Thursday, February 14, 2008

Sunshine (2007)

It'll probably help you know what you're getting into with Sunshine if you know that there's a commentary track on the DVD with the movie's scientific advisor Dr. Brian Cox. If that doesn't tell you all you need to know, then an anecdote Cox tells early on will. He talks about a conversation he had with director Danny Boyle where Boyle admits that if he could've made a $50 million documentary of Cox talking about the sun, he would have. But for $50 million, people want some action, so Boyle sacrificed a few scientific accuracies for a more exciting plot. I wish he would've sacrificed more.

Sunshine isn't a bad movie by any means, but it's got that slow, quiet feel like 2001 or the first part of Alien. Lots of long shots of the ship in flight and astronauts working with only the hum of the engines for soundtrack. And honestly, I'm okay with that, it's just not what I was hoping for. If it's meant to build tension, it fails, but I don't really think that's what Boyle's up to. It feels more like he's just establishing setting and showing us how lonely and isolated the astronauts are. Not because it's scarier that way, but just because it's more realistic.

Like Alien, Sunshine does pick up towards the end, but its vaguely defined threat isn't nearly as interesting as a giant, acid-bleeding, man-eating monster. And like 2001, I got the feeling that the climax was a lot more in love with itself than I was. I wish it had been more like Alien and less like 2001. But then, I've never liked 2001. (There, I've said it.)
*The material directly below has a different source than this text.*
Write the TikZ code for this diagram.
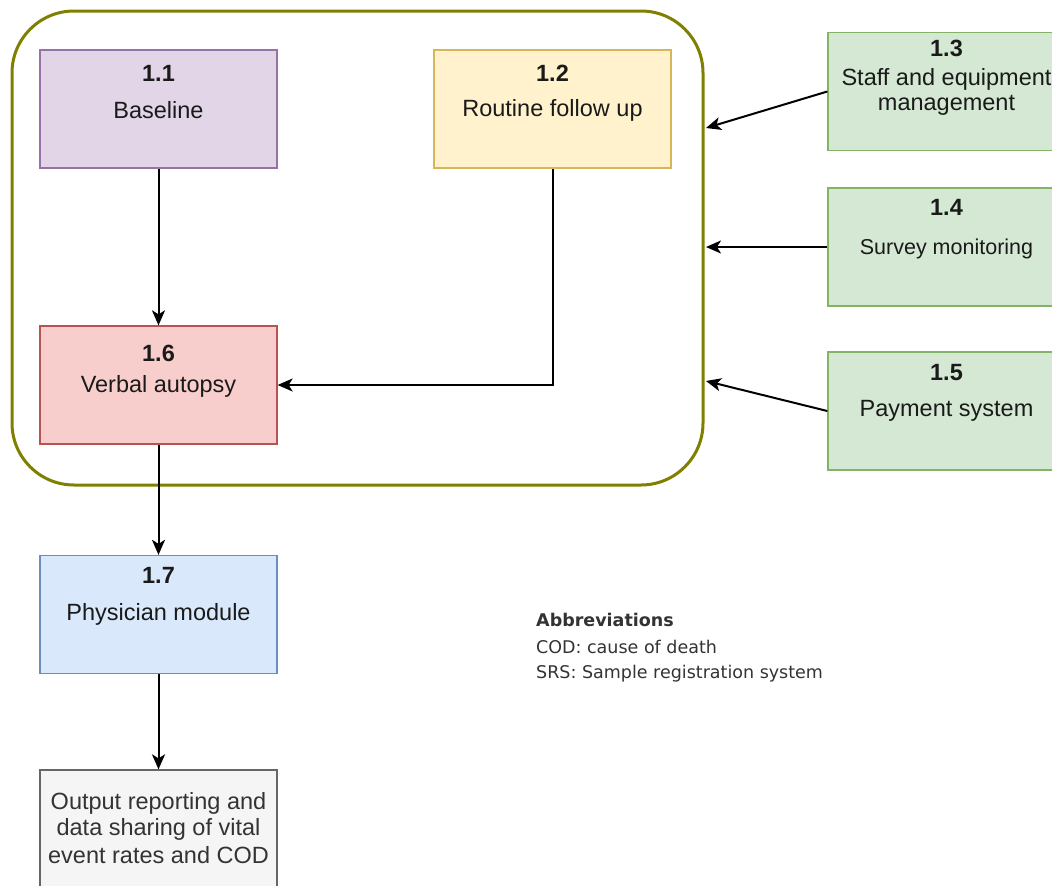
\documentclass[tikz,border=0pt]{standalone}
\usepackage{fontspec}
\setmainfont{Liberation Sans}
\newfontfamily\abbrfont{DejaVu Sans}
\usetikzlibrary{arrows.meta}
\definecolor{purF}{HTML}{E1D5E7}\definecolor{purD}{HTML}{9673A6}
\definecolor{yelF}{HTML}{FFF2CC}\definecolor{yelD}{HTML}{D6B656}
\definecolor{redF}{HTML}{F8CECC}\definecolor{redD}{HTML}{B85450}
\definecolor{bluF}{HTML}{DAE8FC}\definecolor{bluD}{HTML}{6C8EBF}
\definecolor{grnF}{HTML}{D5E8D4}\definecolor{grnD}{HTML}{82B366}
\definecolor{gryF}{HTML}{F5F5F5}\definecolor{gryD}{HTML}{666666}
\definecolor{gryT}{HTML}{333333}
\definecolor{txt}{HTML}{1A1A1A}
\definecolor{olive}{HTML}{808000}
\tikzset{
  box/.style={draw, line width=1.3pt, minimum width=237pt, minimum height=118pt, inner sep=0pt},
  num/.style={font=\fontsize{23.5}{28}\selectfont\bfseries, text=txt, inner sep=0pt},
  lab/.style={font=\fontsize{23.5}{28}\selectfont, text=txt, inner sep=0pt},
  abbr/.style={font=\abbrfont\fontsize{17.5}{21}\selectfont, text=gryT, inner sep=0pt, anchor=west},
  arr/.style={line width=2pt, -{Stealth[length=15pt, width=13pt, inset=4pt]}},
}
\begin{document}
\begin{tikzpicture}[x=1pt,y=-1pt]
\clip (0,0) rectangle (1052,886);
\fill[white] (0,0) rectangle (1052,886);
% container
\draw[olive, line width=3pt, rounded corners=62pt] (12,11) rectangle (703,485);
\coordinate (c13) at (706,128);
\coordinate (c14) at (706,247);
\coordinate (c15) at (706,381);
% boxes
\node[box, fill=purF, draw=purD] (b11) at (158.5,109) {};
\node[box, fill=yelF, draw=yelD] (b12) at (552.5,109) {};
\node[box, fill=redF, draw=redD] (b16) at (158.5,385) {};
\node[box, fill=bluF, draw=bluD] (b17) at (158.5,614.5) {};
\node[box, fill=gryF, draw=gryD] (bout) at (158.5,829) {};
\node[box, fill=grnF, draw=grnD] (b13) at (946.5,91.5) {};
\node[box, fill=grnF, draw=grnD] (b14) at (946.5,247) {};
\node[box, fill=grnF, draw=grnD] (b15) at (946.5,411) {};
% texts
\node[num] (n11) at (158.5,73) {1.1};
\node[lab] (t11) at (158.5,110) {Baseline};
\node[num] (n12) at (552.5,73) {1.2};
\node[lab] (t12) at (552.5,110) {Routine follow up};
\node[num] (n16) at (158.5,353) {1.6};
\node[lab] (t16) at (158.5,386) {Verbal autopsy};
\node[num] (n17) at (158.5,575) {1.7};
\node[lab] (t17) at (158.5,614) {Physician module};
\node[num] (n13) at (946.5,48) {1.3};
\node[lab] (t13a) at (946.5,79) {Staff and equipment};
\node[lab] (t13b) at (946.5,105) {management};
\node[num] (n14) at (946.5,207) {1.4};
\node[lab, font=\fontsize{21.5}{26}\selectfont] (t14) at (946.5,249) {Survey monitoring};
\node[num] (n15) at (946.5,373) {1.5};
\node[lab] (t15) at (946.5,411) {Payment system};
\node[lab, text=gryT] (to1) at (158.5,803) {Output reporting and};
\node[lab, text=gryT] (to2) at (158.5,829) {data sharing of vital};
\node[lab, text=gryT] (to3) at (158.5,855) {event rates and COD};
\node[abbr, font=\abbrfont\fontsize{17.5}{21}\selectfont\bfseries] (ab0) at (536,620) {Abbreviations};
\node[abbr] (ab1) at (536,647) {COD: cause of death};
\node[abbr] (ab2) at (536,674) {SRS: Sample registration system};
% arrows
\draw[arr] (b11.south) -- (b16.north);
\draw[arr] (b12.south) |- (b16.east);
\draw[arr] (b16.south) -- (b17.north);
\draw[arr] (b17.south) -- (bout.north);
\draw[arr] (b13.west) -- (c13);
\draw[arr] (b14.west) -- (c14);
\draw[arr] (b15.west) -- (c15);
\end{tikzpicture}
\end{document}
Sunshine is a gorgeous movie and it's brilliantly acted. Cillian Murphy is fascinating to watch as always and Chris Evans does a damn fine job as a team member who puts the mission before all other considerations. When the mission is re-igniting the sun and saving all life on Earth, I can forgive him for that, but he still comes across as the buttholish villain to Murphy's wishy washy hero. That's all intentional though and it reveals the writing on Sunshine to be really smart. I liked Murphy; I agreed with Evans. It's an interesting situation to be in as a viewer and the coolest thing about the movie.
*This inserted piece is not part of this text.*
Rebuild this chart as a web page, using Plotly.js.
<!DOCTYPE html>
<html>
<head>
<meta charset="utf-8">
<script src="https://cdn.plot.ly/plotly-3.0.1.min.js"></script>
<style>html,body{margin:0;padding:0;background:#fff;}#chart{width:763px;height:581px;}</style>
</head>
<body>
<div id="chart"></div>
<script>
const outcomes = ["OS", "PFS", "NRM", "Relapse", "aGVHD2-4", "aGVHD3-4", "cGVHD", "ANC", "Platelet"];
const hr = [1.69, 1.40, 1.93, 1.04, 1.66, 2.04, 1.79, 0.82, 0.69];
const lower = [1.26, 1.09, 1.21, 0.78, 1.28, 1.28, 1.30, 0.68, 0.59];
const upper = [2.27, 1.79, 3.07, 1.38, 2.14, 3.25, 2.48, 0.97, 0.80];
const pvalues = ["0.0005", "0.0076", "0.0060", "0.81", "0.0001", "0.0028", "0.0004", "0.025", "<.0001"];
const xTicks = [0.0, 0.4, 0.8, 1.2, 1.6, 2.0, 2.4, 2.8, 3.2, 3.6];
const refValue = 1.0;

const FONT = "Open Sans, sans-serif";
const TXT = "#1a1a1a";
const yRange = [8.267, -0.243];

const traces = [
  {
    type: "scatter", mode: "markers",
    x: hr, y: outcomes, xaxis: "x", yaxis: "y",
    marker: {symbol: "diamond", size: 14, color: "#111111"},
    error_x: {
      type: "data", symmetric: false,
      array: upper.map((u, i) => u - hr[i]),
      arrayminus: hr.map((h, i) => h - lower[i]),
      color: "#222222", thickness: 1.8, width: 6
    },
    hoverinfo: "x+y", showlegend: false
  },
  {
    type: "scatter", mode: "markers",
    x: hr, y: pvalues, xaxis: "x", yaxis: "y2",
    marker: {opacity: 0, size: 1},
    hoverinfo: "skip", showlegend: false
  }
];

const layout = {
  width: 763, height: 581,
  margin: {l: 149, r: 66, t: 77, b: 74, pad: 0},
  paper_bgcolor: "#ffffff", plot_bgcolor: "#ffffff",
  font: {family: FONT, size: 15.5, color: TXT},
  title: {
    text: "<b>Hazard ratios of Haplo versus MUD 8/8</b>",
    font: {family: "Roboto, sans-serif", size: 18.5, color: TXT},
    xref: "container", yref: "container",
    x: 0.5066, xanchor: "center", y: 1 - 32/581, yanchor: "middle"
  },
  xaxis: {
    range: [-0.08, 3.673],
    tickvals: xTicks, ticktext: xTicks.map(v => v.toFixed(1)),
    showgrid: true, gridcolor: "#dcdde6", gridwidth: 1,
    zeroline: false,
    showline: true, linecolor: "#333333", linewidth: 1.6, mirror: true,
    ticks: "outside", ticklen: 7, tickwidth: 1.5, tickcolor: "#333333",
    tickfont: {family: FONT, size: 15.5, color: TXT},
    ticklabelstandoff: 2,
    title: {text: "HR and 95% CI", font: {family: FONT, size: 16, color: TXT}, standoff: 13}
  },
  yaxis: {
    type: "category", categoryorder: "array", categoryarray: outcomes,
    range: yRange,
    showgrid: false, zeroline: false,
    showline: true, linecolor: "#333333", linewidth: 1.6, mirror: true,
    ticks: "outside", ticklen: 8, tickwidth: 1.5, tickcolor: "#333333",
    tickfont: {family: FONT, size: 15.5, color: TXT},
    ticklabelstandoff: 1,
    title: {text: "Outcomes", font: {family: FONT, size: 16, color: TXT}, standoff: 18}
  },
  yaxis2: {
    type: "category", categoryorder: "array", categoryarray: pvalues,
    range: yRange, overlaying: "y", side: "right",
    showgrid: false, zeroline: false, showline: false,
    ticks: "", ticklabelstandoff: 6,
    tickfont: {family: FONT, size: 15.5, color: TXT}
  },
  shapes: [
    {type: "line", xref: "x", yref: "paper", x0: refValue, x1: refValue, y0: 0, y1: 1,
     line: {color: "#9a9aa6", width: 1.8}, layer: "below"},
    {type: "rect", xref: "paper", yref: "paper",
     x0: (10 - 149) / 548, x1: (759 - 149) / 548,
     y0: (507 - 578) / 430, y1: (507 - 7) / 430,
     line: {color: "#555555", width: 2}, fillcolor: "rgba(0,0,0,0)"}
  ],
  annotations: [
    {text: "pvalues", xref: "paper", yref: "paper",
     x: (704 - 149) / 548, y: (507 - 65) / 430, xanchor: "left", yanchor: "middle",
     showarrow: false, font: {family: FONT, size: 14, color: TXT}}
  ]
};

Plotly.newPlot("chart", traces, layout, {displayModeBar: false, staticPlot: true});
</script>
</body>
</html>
Michelle Yeoh is also awesome as the botanist in charge of maintaining the garden that supplies the ship's oxygen. Without having to explain it in dialogue you know exactly how she feels about her job, her plants, and her co-workers. Hell, everyone in the cast does a great job. Had I been more in the mood for a pensive movie about weighty subjects like duty, responsibility, heroism, obsession, and sanity, I would've liked it more. Unfortunately, I wanted a better defined threat and a less self-important ending.

Three out of five Manhattan-sized bombs.


Anonymous said...

I think he should have stuck with the "$50 million documentary" idea. 'Cause in "Sunshine," the action was nonsensical, the characters were idiots, and the science was a travesty. Next time, Danny, go with your first impulse. Not only will you end up with a more focused film, you'll have an excuse to ditch that smug rip-off artist Alex Garland, too.

Anonymous said...

Hold on: In what way is the gung-ho mission guy's volunteering of the mission's one absolutely essential guy for stupidly dangerous EVA duty "smart writing"? Garland shoehorns hazards into the story, and he does so illogically and arbitrarily. He sets his characters up to die, and he's as willing as any other bad writer would be to do anything in his (limited) power to bring those deaths about-- all so he can slot in some clumsy "philosophical" endgame schlock about duty and sacrifice. This was, honest to God, the most despicably graceless script I've ever encountered.

Michael May said...

You're right. I didn't mean to imply that the whole script was smart (and I tried to point out a couple of places where I thought it wasn't); I just really liked the moral tension I felt when considering those two characters.